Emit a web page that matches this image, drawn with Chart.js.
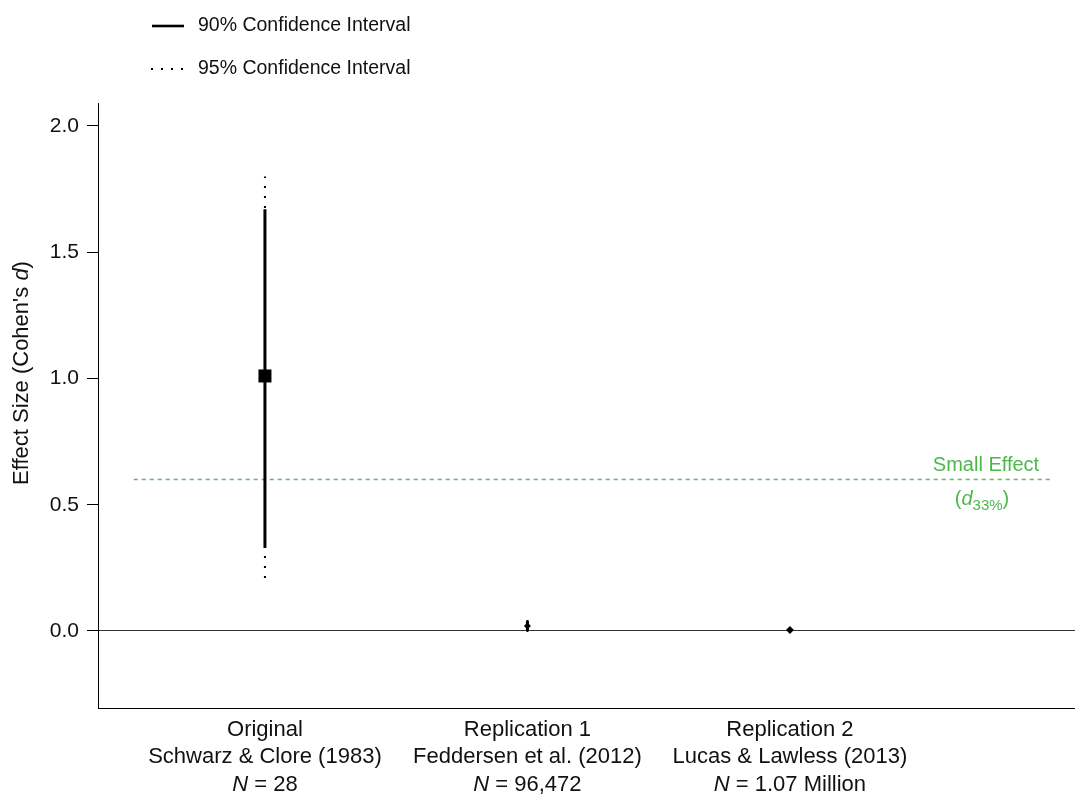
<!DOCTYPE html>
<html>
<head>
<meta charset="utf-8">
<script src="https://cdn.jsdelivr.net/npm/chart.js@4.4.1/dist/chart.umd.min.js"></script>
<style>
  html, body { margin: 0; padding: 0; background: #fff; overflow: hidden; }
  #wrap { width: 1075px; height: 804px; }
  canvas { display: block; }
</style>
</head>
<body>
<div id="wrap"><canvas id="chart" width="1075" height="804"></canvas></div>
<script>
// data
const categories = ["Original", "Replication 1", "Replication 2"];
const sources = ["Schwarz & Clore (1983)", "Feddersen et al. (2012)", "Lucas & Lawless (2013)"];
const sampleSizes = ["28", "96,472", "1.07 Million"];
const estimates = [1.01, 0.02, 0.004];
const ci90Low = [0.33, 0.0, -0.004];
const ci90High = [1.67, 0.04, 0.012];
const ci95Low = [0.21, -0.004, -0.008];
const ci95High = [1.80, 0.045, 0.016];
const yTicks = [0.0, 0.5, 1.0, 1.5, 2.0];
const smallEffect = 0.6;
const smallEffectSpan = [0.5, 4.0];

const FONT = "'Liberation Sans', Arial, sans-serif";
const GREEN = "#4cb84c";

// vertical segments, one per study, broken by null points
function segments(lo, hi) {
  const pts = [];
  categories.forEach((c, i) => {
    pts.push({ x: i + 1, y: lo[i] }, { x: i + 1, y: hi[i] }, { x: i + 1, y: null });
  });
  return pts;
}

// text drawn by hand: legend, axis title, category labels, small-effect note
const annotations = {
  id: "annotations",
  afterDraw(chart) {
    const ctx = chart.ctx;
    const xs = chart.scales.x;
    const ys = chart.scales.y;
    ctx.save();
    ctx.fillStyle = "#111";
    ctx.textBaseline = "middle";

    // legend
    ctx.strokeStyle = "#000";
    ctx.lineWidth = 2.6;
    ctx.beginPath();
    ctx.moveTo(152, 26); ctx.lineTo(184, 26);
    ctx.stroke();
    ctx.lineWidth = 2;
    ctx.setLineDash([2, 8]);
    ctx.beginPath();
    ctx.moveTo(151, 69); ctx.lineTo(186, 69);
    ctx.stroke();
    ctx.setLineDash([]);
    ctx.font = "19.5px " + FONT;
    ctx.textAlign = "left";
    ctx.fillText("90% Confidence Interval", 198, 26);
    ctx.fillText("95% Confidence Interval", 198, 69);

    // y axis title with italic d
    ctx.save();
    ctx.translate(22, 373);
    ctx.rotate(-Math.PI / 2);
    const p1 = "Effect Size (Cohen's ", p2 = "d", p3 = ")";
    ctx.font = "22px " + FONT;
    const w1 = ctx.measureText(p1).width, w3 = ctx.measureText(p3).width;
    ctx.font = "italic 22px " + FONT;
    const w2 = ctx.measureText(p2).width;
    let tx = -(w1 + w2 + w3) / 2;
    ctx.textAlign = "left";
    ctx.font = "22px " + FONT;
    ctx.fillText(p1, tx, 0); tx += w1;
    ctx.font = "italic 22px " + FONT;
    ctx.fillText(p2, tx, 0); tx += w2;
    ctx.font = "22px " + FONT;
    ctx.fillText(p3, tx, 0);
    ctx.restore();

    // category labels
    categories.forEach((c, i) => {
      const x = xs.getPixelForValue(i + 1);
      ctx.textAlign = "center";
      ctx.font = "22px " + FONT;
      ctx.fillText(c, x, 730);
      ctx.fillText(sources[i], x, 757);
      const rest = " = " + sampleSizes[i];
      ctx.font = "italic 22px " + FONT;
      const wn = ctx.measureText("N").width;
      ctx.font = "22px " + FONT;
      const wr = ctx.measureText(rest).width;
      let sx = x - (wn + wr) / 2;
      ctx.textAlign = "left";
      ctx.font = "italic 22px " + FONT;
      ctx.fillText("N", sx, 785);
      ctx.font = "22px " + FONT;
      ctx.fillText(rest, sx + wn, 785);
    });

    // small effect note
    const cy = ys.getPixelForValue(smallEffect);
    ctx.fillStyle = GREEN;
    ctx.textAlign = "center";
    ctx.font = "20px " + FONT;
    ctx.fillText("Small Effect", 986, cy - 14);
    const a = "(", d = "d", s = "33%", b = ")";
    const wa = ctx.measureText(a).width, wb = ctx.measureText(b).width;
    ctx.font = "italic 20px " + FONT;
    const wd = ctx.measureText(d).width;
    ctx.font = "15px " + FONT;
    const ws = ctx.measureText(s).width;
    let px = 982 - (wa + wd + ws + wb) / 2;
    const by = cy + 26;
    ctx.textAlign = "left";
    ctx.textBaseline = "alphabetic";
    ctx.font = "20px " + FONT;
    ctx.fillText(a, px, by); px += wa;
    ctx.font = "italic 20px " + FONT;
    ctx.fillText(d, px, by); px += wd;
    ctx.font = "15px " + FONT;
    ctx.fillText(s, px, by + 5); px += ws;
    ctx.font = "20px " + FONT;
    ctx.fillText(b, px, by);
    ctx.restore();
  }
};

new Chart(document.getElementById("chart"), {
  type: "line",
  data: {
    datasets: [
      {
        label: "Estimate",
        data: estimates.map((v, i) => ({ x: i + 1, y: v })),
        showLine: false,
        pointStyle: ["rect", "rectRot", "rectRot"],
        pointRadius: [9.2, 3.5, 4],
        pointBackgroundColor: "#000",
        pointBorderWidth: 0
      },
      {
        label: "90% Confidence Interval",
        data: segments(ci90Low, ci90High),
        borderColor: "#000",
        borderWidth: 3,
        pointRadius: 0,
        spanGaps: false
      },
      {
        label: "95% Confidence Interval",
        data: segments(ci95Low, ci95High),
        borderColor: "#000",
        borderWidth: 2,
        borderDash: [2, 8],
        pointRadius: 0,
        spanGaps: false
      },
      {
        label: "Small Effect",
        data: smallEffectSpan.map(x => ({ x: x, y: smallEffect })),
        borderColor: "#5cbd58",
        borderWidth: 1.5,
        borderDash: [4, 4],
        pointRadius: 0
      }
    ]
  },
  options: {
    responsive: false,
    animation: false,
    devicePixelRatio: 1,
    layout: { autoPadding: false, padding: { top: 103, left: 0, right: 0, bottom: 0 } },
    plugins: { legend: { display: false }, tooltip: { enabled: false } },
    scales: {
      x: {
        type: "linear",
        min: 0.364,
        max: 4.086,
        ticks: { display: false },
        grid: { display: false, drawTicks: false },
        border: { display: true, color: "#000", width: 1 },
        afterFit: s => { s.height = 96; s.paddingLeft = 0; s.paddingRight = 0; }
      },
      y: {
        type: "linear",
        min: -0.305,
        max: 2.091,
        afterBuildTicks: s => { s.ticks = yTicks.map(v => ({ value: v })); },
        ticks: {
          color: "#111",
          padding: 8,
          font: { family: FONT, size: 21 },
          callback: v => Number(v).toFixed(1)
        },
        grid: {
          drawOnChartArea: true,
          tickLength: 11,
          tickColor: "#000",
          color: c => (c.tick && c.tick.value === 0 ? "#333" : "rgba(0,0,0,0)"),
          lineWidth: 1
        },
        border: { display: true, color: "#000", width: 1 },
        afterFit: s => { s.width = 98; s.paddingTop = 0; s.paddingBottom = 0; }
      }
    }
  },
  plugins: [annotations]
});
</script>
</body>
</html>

• The problem:
Extract the full listing above verbatim; pictures are to be left out of the copy.

• Response:
Emit a web page that matches this image, drawn with Chart.js.
<!DOCTYPE html>
<html>
<head>
<meta charset="utf-8">
<script src="https://cdn.jsdelivr.net/npm/chart.js@4.4.1/dist/chart.umd.min.js"></script>
<style>
  html, body { margin: 0; padding: 0; background: #fff; overflow: hidden; }
  #wrap { width: 1075px; height: 804px; }
  canvas { display: block; }
</style>
</head>
<body>
<div id="wrap"><canvas id="chart" width="1075" height="804"></canvas></div>
<script>
// data
const categories = ["Original", "Replication 1", "Replication 2"];
const sources = ["Schwarz & Clore (1983)", "Feddersen et al. (2012)", "Lucas & Lawless (2013)"];
const sampleSizes = ["28", "96,472", "1.07 Million"];
const estimates = [1.01, 0.02, 0.004];
const ci90Low = [0.33, 0.0, -0.004];
const ci90High = [1.67, 0.04, 0.012];
const ci95Low = [0.21, -0.004, -0.008];
const ci95High = [1.80, 0.045, 0.016];
const yTicks = [0.0, 0.5, 1.0, 1.5, 2.0];
const smallEffect = 0.6;
const smallEffectSpan = [0.5, 4.0];

const FONT = "'Liberation Sans', Arial, sans-serif";
const GREEN = "#4cb84c";

// vertical segments, one per study, broken by null points
function segments(lo, hi) {
  const pts = [];
  categories.forEach((c, i) => {
    pts.push({ x: i + 1, y: lo[i] }, { x: i + 1, y: hi[i] }, { x: i + 1, y: null });
  });
  return pts;
}

// text drawn by hand: legend, axis title, category labels, small-effect note
const annotations = {
  id: "annotations",
  afterDraw(chart) {
    const ctx = chart.ctx;
    const xs = chart.scales.x;
    const ys = chart.scales.y;
    ctx.save();
    ctx.fillStyle = "#111";
    ctx.textBaseline = "middle";

    // legend
    ctx.strokeStyle = "#000";
    ctx.lineWidth = 2.6;
    ctx.beginPath();
    ctx.moveTo(152, 26); ctx.lineTo(184, 26);
    ctx.stroke();
    ctx.lineWidth = 2;
    ctx.setLineDash([2, 8]);
    ctx.beginPath();
    ctx.moveTo(151, 69); ctx.lineTo(186, 69);
    ctx.stroke();
    ctx.setLineDash([]);
    ctx.font = "19.5px " + FONT;
    ctx.textAlign = "left";
    ctx.fillText("90% Confidence Interval", 198, 26);
    ctx.fillText("95% Confidence Interval", 198, 69);

    // y axis title with italic d
    ctx.save();
    ctx.translate(22, 373);
    ctx.rotate(-Math.PI / 2);
    const p1 = "Effect Size (Cohen's ", p2 = "d", p3 = ")";
    ctx.font = "22px " + FONT;
    const w1 = ctx.measureText(p1).width, w3 = ctx.measureText(p3).width;
    ctx.font = "italic 22px " + FONT;
    const w2 = ctx.measureText(p2).width;
    let tx = -(w1 + w2 + w3) / 2;
    ctx.textAlign = "left";
    ctx.font = "22px " + FONT;
    ctx.fillText(p1, tx, 0); tx += w1;
    ctx.font = "italic 22px " + FONT;
    ctx.fillText(p2, tx, 0); tx += w2;
    ctx.font = "22px " + FONT;
    ctx.fillText(p3, tx, 0);
    ctx.restore();

    // category labels
    categories.forEach((c, i) => {
      const x = xs.getPixelForValue(i + 1);
      ctx.textAlign = "center";
      ctx.font = "22px " + FONT;
      ctx.fillText(c, x, 730);
      ctx.fillText(sources[i], x, 757);
      const rest = " = " + sampleSizes[i];
      ctx.font = "italic 22px " + FONT;
      const wn = ctx.measureText("N").width;
      ctx.font = "22px " + FONT;
      const wr = ctx.measureText(rest).width;
      let sx = x - (wn + wr) / 2;
      ctx.textAlign = "left";
      ctx.font = "italic 22px " + FONT;
      ctx.fillText("N", sx, 785);
      ctx.font = "22px " + FONT;
      ctx.fillText(rest, sx + wn, 785);
    });

    // small effect note
    const cy = ys.getPixelForValue(smallEffect);
    ctx.fillStyle = GREEN;
    ctx.textAlign = "center";
    ctx.font = "20px " + FONT;
    ctx.fillText("Small Effect", 986, cy - 14);
    const a = "(", d = "d", s = "33%", b = ")";
    const wa = ctx.measureText(a).width, wb = ctx.measureText(b).width;
    ctx.font = "italic 20px " + FONT;
    const wd = ctx.measureText(d).width;
    ctx.font = "15px " + FONT;
    const ws = ctx.measureText(s).width;
    let px = 982 - (wa + wd + ws + wb) / 2;
    const by = cy + 26;
    ctx.textAlign = "left";
    ctx.textBaseline = "alphabetic";
    ctx.font = "20px " + FONT;
    ctx.fillText(a, px, by); px += wa;
    ctx.font = "italic 20px " + FONT;
    ctx.fillText(d, px, by); px += wd;
    ctx.font = "15px " + FONT;
    ctx.fillText(s, px, by + 5); px += ws;
    ctx.font = "20px " + FONT;
    ctx.fillText(b, px, by);
    ctx.restore();
  }
};

new Chart(document.getElementById("chart"), {
  type: "line",
  data: {
    datasets: [
      {
        label: "Estimate",
        data: estimates.map((v, i) => ({ x: i + 1, y: v })),
        showLine: false,
        pointStyle: ["rect", "rectRot", "rectRot"],
        pointRadius: [9.2, 3.5, 4],
        pointBackgroundColor: "#000",
        pointBorderWidth: 0
      },
      {
        label: "90% Confidence Interval",
        data: segments(ci90Low, ci90High),
        borderColor: "#000",
        borderWidth: 3,
        pointRadius: 0,
        spanGaps: false
      },
      {
        label: "95% Confidence Interval",
        data: segments(ci95Low, ci95High),
        borderColor: "#000",
        borderWidth: 2,
        borderDash: [2, 8],
        pointRadius: 0,
        spanGaps: false
      },
      {
        label: "Small Effect",
        data: smallEffectSpan.map(x => ({ x: x, y: smallEffect })),
        borderColor: "#5cbd58",
        borderWidth: 1.5,
        borderDash: [4, 4],
        pointRadius: 0
      }
    ]
  },
  options: {
    responsive: false,
    animation: false,
    devicePixelRatio: 1,
    layout: { autoPadding: false, padding: { top: 103, left: 0, right: 0, bottom: 0 } },
    plugins: { legend: { display: false }, tooltip: { enabled: false } },
    scales: {
      x: {
        type: "linear",
        min: 0.364,
        max: 4.086,
        ticks: { display: false },
        grid: { display: false, drawTicks: false },
        border: { display: true, color: "#000", width: 1 },
        afterFit: s => { s.height = 96; s.paddingLeft = 0; s.paddingRight = 0; }
      },
      y: {
        type: "linear",
        min: -0.305,
        max: 2.091,
        afterBuildTicks: s => { s.ticks = yTicks.map(v => ({ value: v })); },
        ticks: {
          color: "#111",
          padding: 8,
          font: { family: FONT, size: 21 },
          callback: v => Number(v).toFixed(1)
        },
        grid: {
          drawOnChartArea: true,
          tickLength: 11,
          tickColor: "#000",
          color: c => (c.tick && c.tick.value === 0 ? "#333" : "rgba(0,0,0,0)"),
          lineWidth: 1
        },
        border: { display: true, color: "#000", width: 1 },
        afterFit: s => { s.width = 98; s.paddingTop = 0; s.paddingBottom = 0; }
      }
    }
  },
  plugins: [annotations]
});
</script>
</body>
</html>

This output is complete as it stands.